Unions have long complained that employers use stalling tactics, including legal objections, to delay and impede elections that determine whether their employees will be represented by a union. “They can appeal and appeal and outlast workers,” said Pappageorge of the Culinary Workers Union.
In his first term, Trump appointed business-oriented members to the NLRB. Those members overturned most of the rules adopted under the Obama administration, which made it easier to speed up labor union elections.
This year, the Biden-controlled board finalized a policy that again sped up union elections by requiring them to take place before the NLRB rules on complaints related to an election, rather than after an NLRB ruling. Harris, as chair of the White House Task Force on Worker Organizing and Empowerment, laid out an ambitious pro-union blueprint. Her plan includes passage of the proposed Protecting the Right to Organize Act, which would expand protections for employees' rights to organize and collectively bargain.
A good job without a degree
Regardless of who wins the election, the movement to eliminate college degree requirements for many jobs will have an advocate in the Oval Office. Both Harris and Trump are strong supporters of the idea.

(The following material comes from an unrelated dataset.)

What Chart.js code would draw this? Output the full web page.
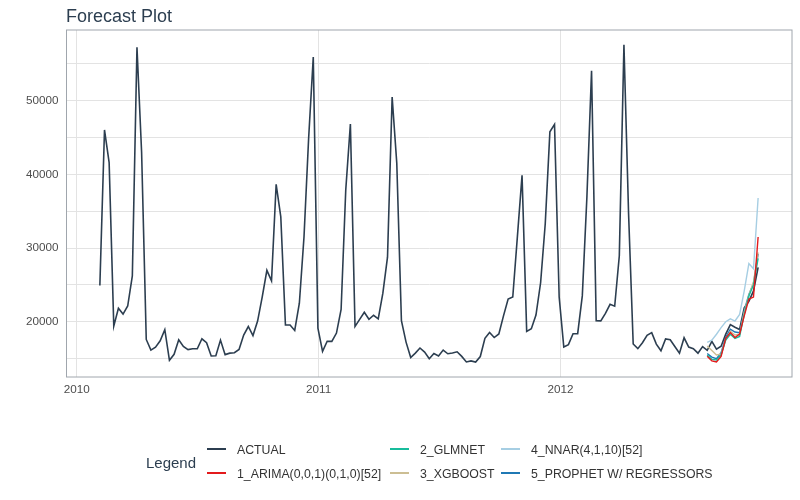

The movement is intended to open job possibilities for people who have skills but lack a four-year college degree. About 62% of Americans older than 25 do not have a four-year degree, according to the 2023 U.S. Census.
During his last year in office, Trump signed an executive order that required the federal government to eliminate college degree requirements for certain jobs. That is in keeping with the 2024 Republican Party platform, which promises to reduce the cost of higher education by supporting “drastically more affordable alternatives” to a four-year degree.
The Democratic Party platform, meanwhile, advocates for free community college and additional apprenticeships. Harris expanded on this theme recently, pledging to eliminate college degree requirements for 500,000 federal jobs and to encourage the private sector to take similar action.